High-risk process industries cannot sustain operational reliability through compliance and technology alone. In ADNOC-type oil and gas environments, safety controls must be enacted consistently under production pressure to prevent incidents, avoid disruption, and protect continuity of operations. Drawing on High Reliability Organization (HRO) theory, this paper develops an ADNOC-relevant mediation framework explaining how Safety Measures (SM) translate into Operational Efficiency (OE) both directly and through Safety Culture (SC).
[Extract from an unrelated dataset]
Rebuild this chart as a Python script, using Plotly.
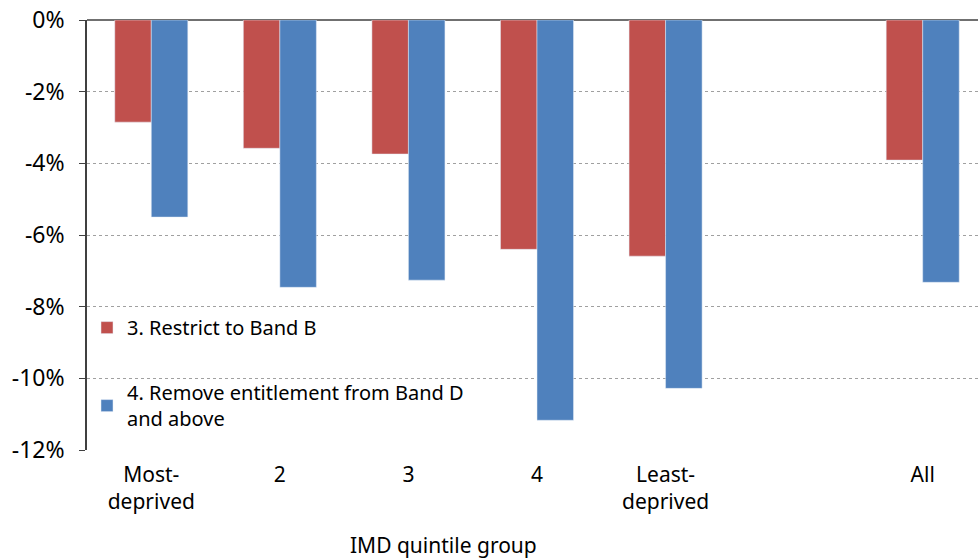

Safety Measures are specified as a higher-order construct represented by Advanced Safety Technology (AST), Compliance with Safety (CWS), Emergency Response (ER), and Personal Protective Equipment (PPE). Safety Culture is modelled as a higher-order construct reflected by Safety Awareness (SA) and Management Commitment to Safety (MCS), capturing the behavioural and leadership conditions that determine reliable enactment. Operational Efficiency is conceptualized as a higher-order construct reflected by Perceived Downtime Reduction (PD) and Perceived Productivity Improvement/Stability (PI), emphasizing reliability-based efficiency in asset-intensive operations. By integrating process safety, operational excellence, and HRO perspectives, the framework clarifies where safety investments deliver operational value and provides a structured basis for future survey-based validation and benchmarking across ADNOC operating contexts.